As businesses compete at a global scale, companies don’t want to pay a single percent more in taxes than their competitors abroad do (represented by red arrows in the systems diagram below). Some argue that the high stated tax rate pushes American businesses to move operations abroad where tax rates are much more generous. When this happens, the U.S. suffers because the government cannot collect tax revenues, profits are not being reinvested into U.S. research and income-generating activities, and companies hire fewer U.S. employees. When unemployment increases, so does the government deficit as workers qualify for unemployment insurance. During times when the economy is weak, the government is often spending significantly more money to support the growing number of unemployed.

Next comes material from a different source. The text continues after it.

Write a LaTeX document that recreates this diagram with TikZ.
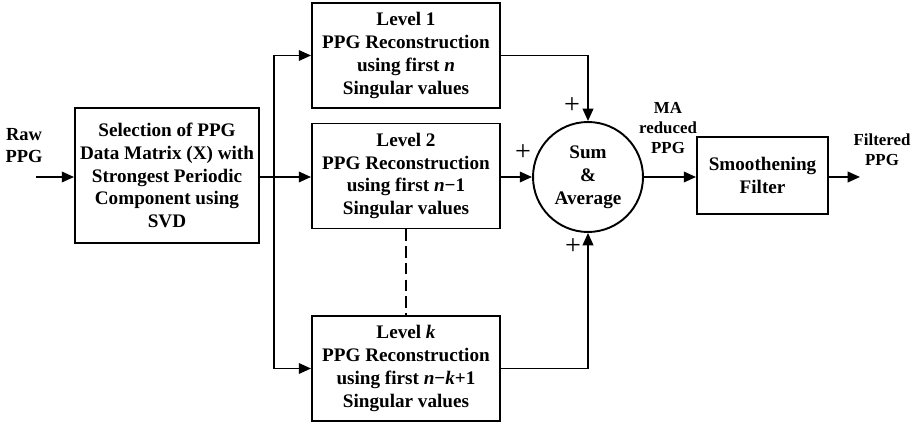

The diagram below shows a cohesive picture of how high Stated Tax Rates can doubly hurt U.S. government revenues through corporations finding loopholes and moving operations abroad.

Blame the System, Not the Corporation
It seems like companies today can do many things to avoid paying higher taxes, but this is true for anyone, not just corporations. If you put a person on the street into the seat of a CEO, there’s no way that this person will say, “I’m fine with paying 35% while my competitors are paying less than 20% and are taking in a lot more profits because it’s the right thing to do.”

Individuals rich and poor also seek self-interest and find loopholes that enable them to pay lower taxes. For example:

  • Low-income individuals can take advantage of the Earned Income Tax Credit and receive a tax refund
  • Wealthy individuals enjoy mortgage interest deductions when they purchase property; they also pay a much lower 15% tax rate on capital gains from their investments

Rational people will choose to pay less if they can get away with it.  It’s not that wealthy people and corporations are evil or that poor people are lazy, but they are all incentivized in this system to do what’s best for themselves.